Micah and Sierra and Lexie are discussing the results of the sum of √8 + 3/2 Lexi says the results is irrational because one number is irrational and the other is rational Sophia says the answer is right now Mariah says the answers are irrational because both numbers are irrational who is correct Mariah Sophia or Lexi

1 answer

To determine who is correct, let's analyze the expression \( \sqrt{8} + \frac{3}{2} \).

  1. Identify the types of numbers:

    • \( \sqrt{8} \) is an irrational number because it cannot be expressed as a fraction of two integers.
    • \( \frac{3}{2} \) is a rational number because it can be expressed as a fraction of two integers.
  2. Sum of a rational and an irrational number:

    • The sum of a rational number and an irrational number is always irrational. So, \( \sqrt{8} + \frac{3}{2} \) will be irrational.

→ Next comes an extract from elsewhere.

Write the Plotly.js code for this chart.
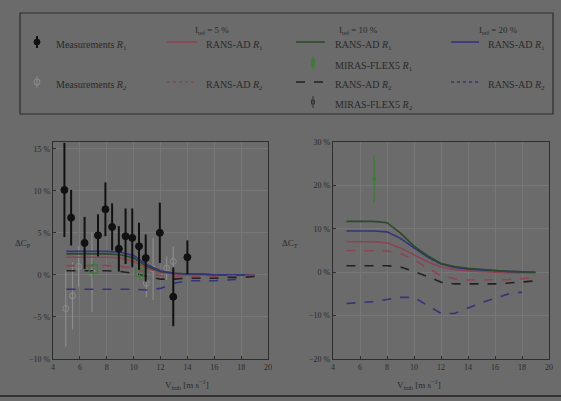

Now, let's evaluate the statements made by Micah, Sierra, Lexi, and Mariah:

  • Lexi states the result is irrational because one number is irrational and the other is rational. This is correct.
  • Sophia doesn't provide a complete rationale for her statement. Just saying the answer is "right" isn't enough to determine correctness.
  • Mariah claims the answer is irrational because both numbers are irrational. This is incorrect because only \( \sqrt{8} \) is irrational, while \( \frac{3}{2} \) is rational.

Thus, Lexi is correct in stating that the result is irrational.